Data extract

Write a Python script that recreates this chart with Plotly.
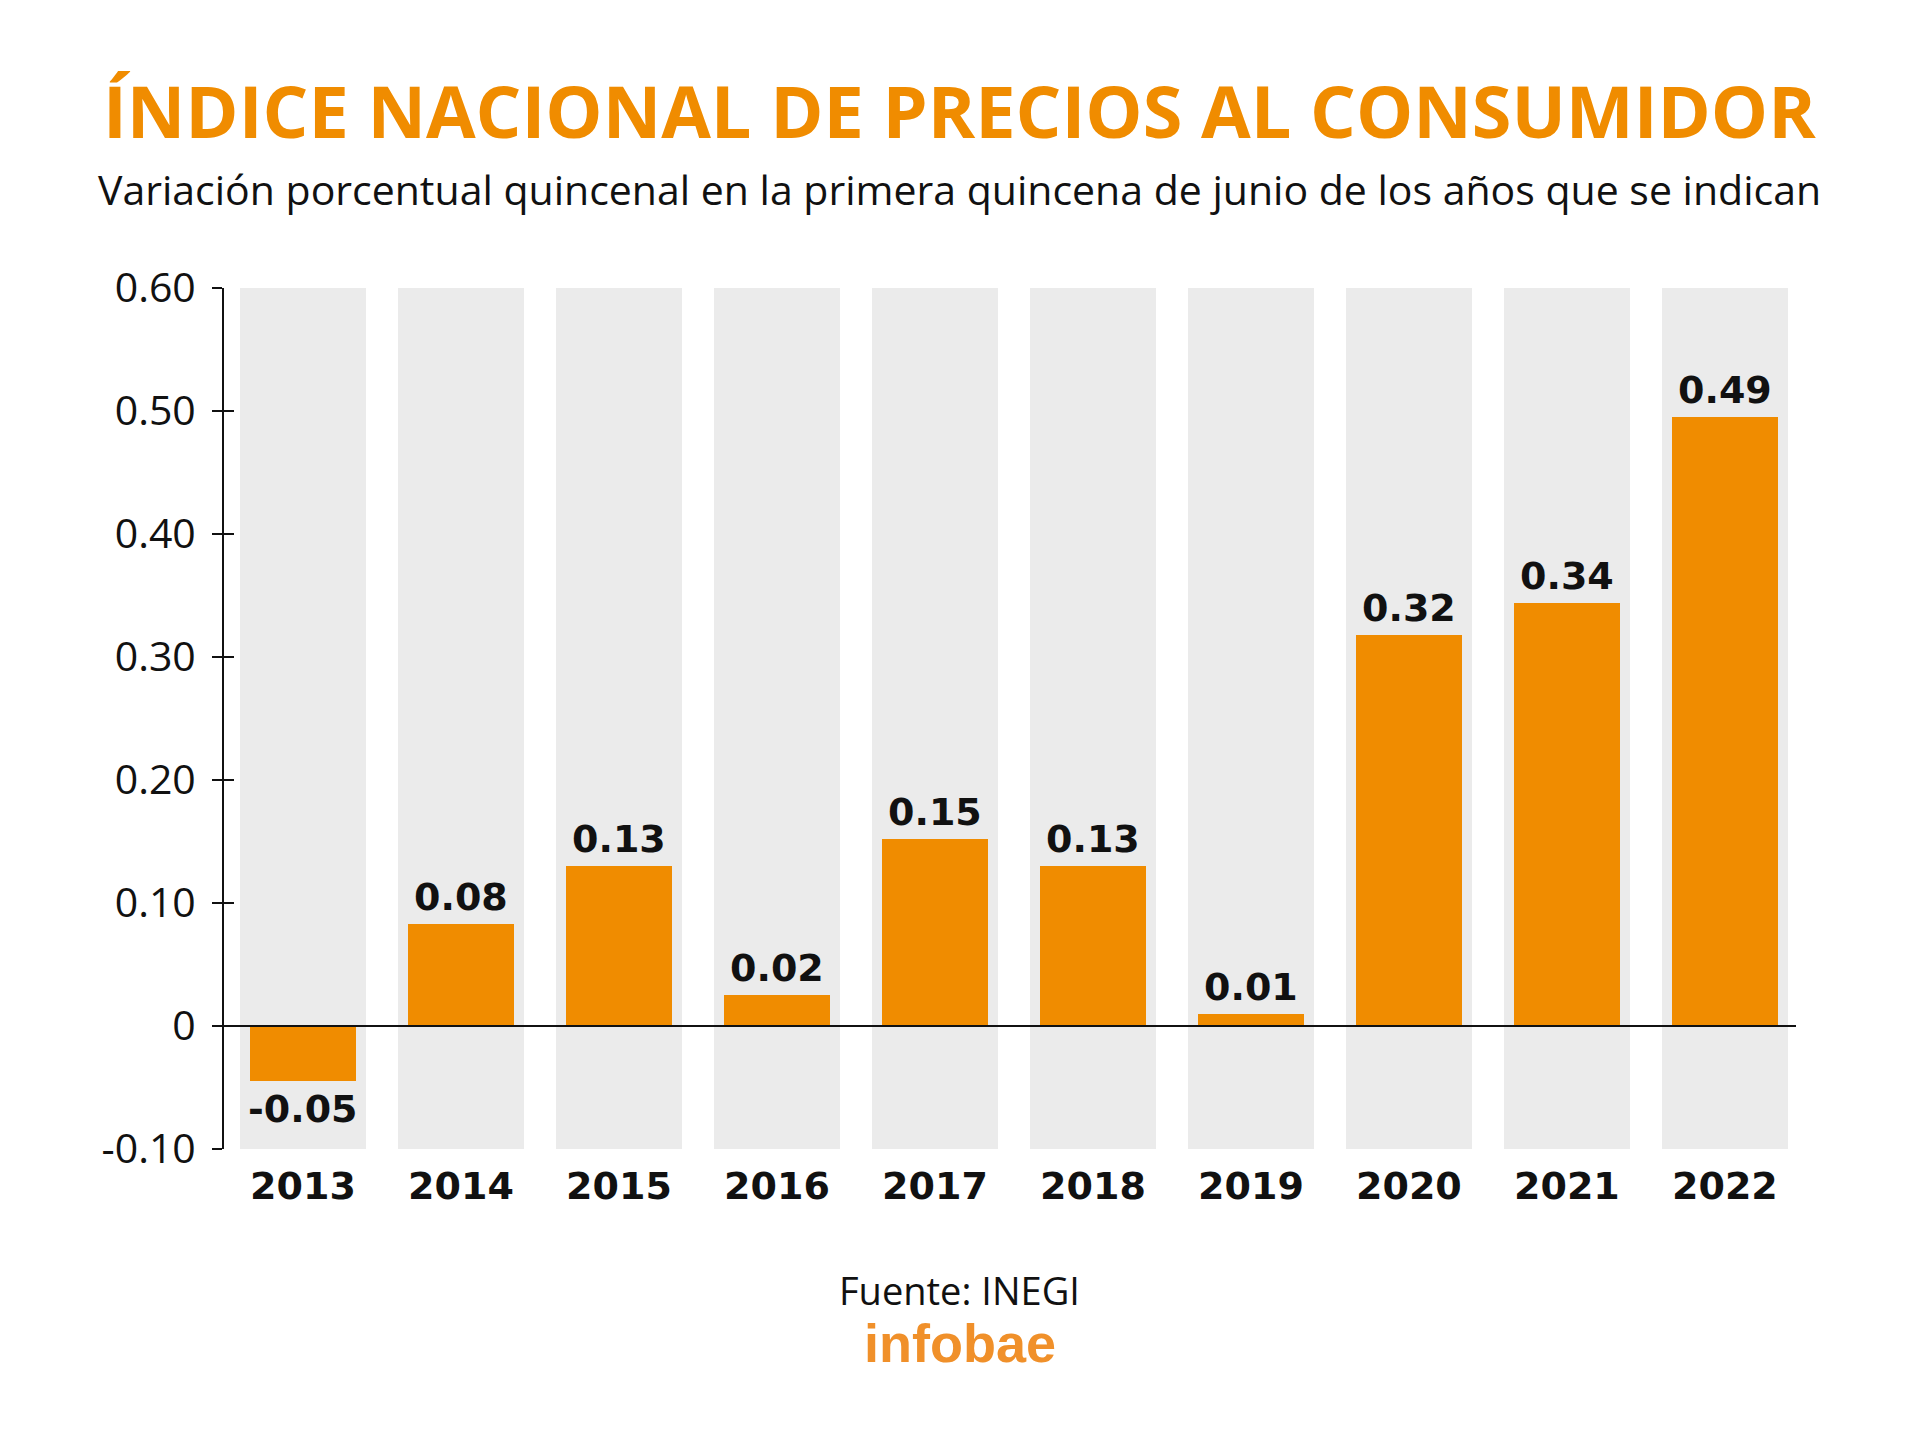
import plotly.graph_objects as go

years = ["2013", "2014", "2015", "2016", "2017", "2018", "2019", "2020", "2021", "2022"]
values = [-0.045, 0.083, 0.13, 0.025, 0.152, 0.13, 0.01, 0.318, 0.344, 0.495]
value_labels = ["-0.05", "0.08", "0.13", "0.02", "0.15", "0.13", "0.01", "0.32", "0.34", "0.49"]
y_tick_vals = [-0.1, 0, 0.1, 0.2, 0.3, 0.4, 0.5, 0.6]
y_tick_text = ["-0.10", "0", "0.10", "0.20", "0.30", "0.40", "0.50", "0.60"]

Y_MIN, Y_MAX = -0.1, 0.6
ORANGE = "#F08C00"
GREY = "#EBEBEB"
REG = "Open Sans, Liberation Sans, sans-serif"
BOLD = "DejaVu Sans, sans-serif"

fig = go.Figure()

# grey column backdrops spanning the whole value range
fig.add_trace(go.Bar(
    x=years, y=[Y_MAX - Y_MIN] * len(years), base=[Y_MIN] * len(years),
    width=0.8, marker=dict(color=GREY, line=dict(width=0)),
    hoverinfo="skip", showlegend=False,
))
fig.add_trace(go.Bar(
    x=years, y=values, width=0.67,
    marker=dict(color=ORANGE, line=dict(width=0)),
    showlegend=False,
))

annotations = []
for i, (v, lab) in enumerate(zip(values, value_labels)):
    annotations.append(dict(
        x=i, y=v, xref="x", yref="y", text=lab, showarrow=False,
        yanchor="bottom" if v >= 0 else "top",
        yshift=3 if v >= 0 else -4,
        font=dict(family=BOLD, size=38, color="#111111", weight="bold"),
    ))

def py(pix):
    return (1149 - pix) / 861.0

annotations += [
    dict(text="ÍNDICE NACIONAL DE PRECIOS AL CONSUMIDOR", x=0.468, y=py(110),
         xref="paper", yref="paper", showarrow=False, xanchor="center", yanchor="middle",
         font=dict(family="Open Sans, sans-serif", size=72, color=ORANGE, weight="bold")),
    dict(text="Variación porcentual quincenal en la primera quincena de junio de los años que se indican",
         x=0.468, y=py(189), xref="paper", yref="paper", showarrow=False,
         xanchor="center", yanchor="middle",
         font=dict(family=REG, size=41, color="#111111")),
    dict(text="Fuente: INEGI", x=0.468, y=py(1290), xref="paper", yref="paper",
         showarrow=False, xanchor="center", yanchor="middle",
         font=dict(family=REG, size=38, color="#111111")),
    dict(text="infobae", x=0.468, y=py(1343), xref="paper", yref="paper",
         showarrow=False, xanchor="center", yanchor="middle",
         font=dict(family="Liberation Sans, Arial, sans-serif", size=54, color="#F0902A", weight="bold")),
]

fig.update_layout(
    width=1920, height=1450,
    margin=dict(l=224, r=124, t=288, b=301),
    paper_bgcolor="white", plot_bgcolor="white",
    barmode="overlay", bargap=0,
    annotations=annotations,
    shapes=[dict(type="line", xref="paper", yref="y", x0=0, x1=1, y0=0, y1=0,
                 line=dict(color="#111111", width=2), layer="above")],
    xaxis=dict(
        type="category", range=[-0.5, 9.45], showgrid=False, showline=False, zeroline=False,
        ticks="", ticklabelstandoff=11,
        tickfont=dict(family=BOLD, size=38, color="#111111", weight="bold"),
    ),
    yaxis=dict(
        range=[Y_MIN, Y_MAX], tickvals=y_tick_vals, ticktext=y_tick_text,
        showgrid=False, zeroline=False, showline=True, linecolor="#111111", linewidth=2,
        ticks="outside", ticklen=10, tickwidth=2, tickcolor="#111111", ticklabelstandoff=8,
        tickfont=dict(family=REG, size=41, color="#111111"),
    ),
    yaxis2=dict(
        overlaying="y", matches="y", anchor="x", side="left",
        range=[Y_MIN, Y_MAX], tickvals=y_tick_vals, showticklabels=False,
        showgrid=False, zeroline=False, showline=False,
        ticks="inside", ticklen=10, tickwidth=2, tickcolor="#111111",
    ),
)
# invisible trace so the inner tick axis is drawn
fig.add_trace(go.Scatter(x=[years[0]], y=[0], yaxis="y2", mode="markers",
                         marker=dict(opacity=0), hoverinfo="skip", showlegend=False))

fig.write_html("out.html")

Given request
Transcribe the opening line of the listing above, please, and every line after it through the line with "import plotly.graph_objects as go", word for word, without pictures.

Result of the exercise
Write a Python script that recreates this chart with Plotly.
import plotly.graph_objects as go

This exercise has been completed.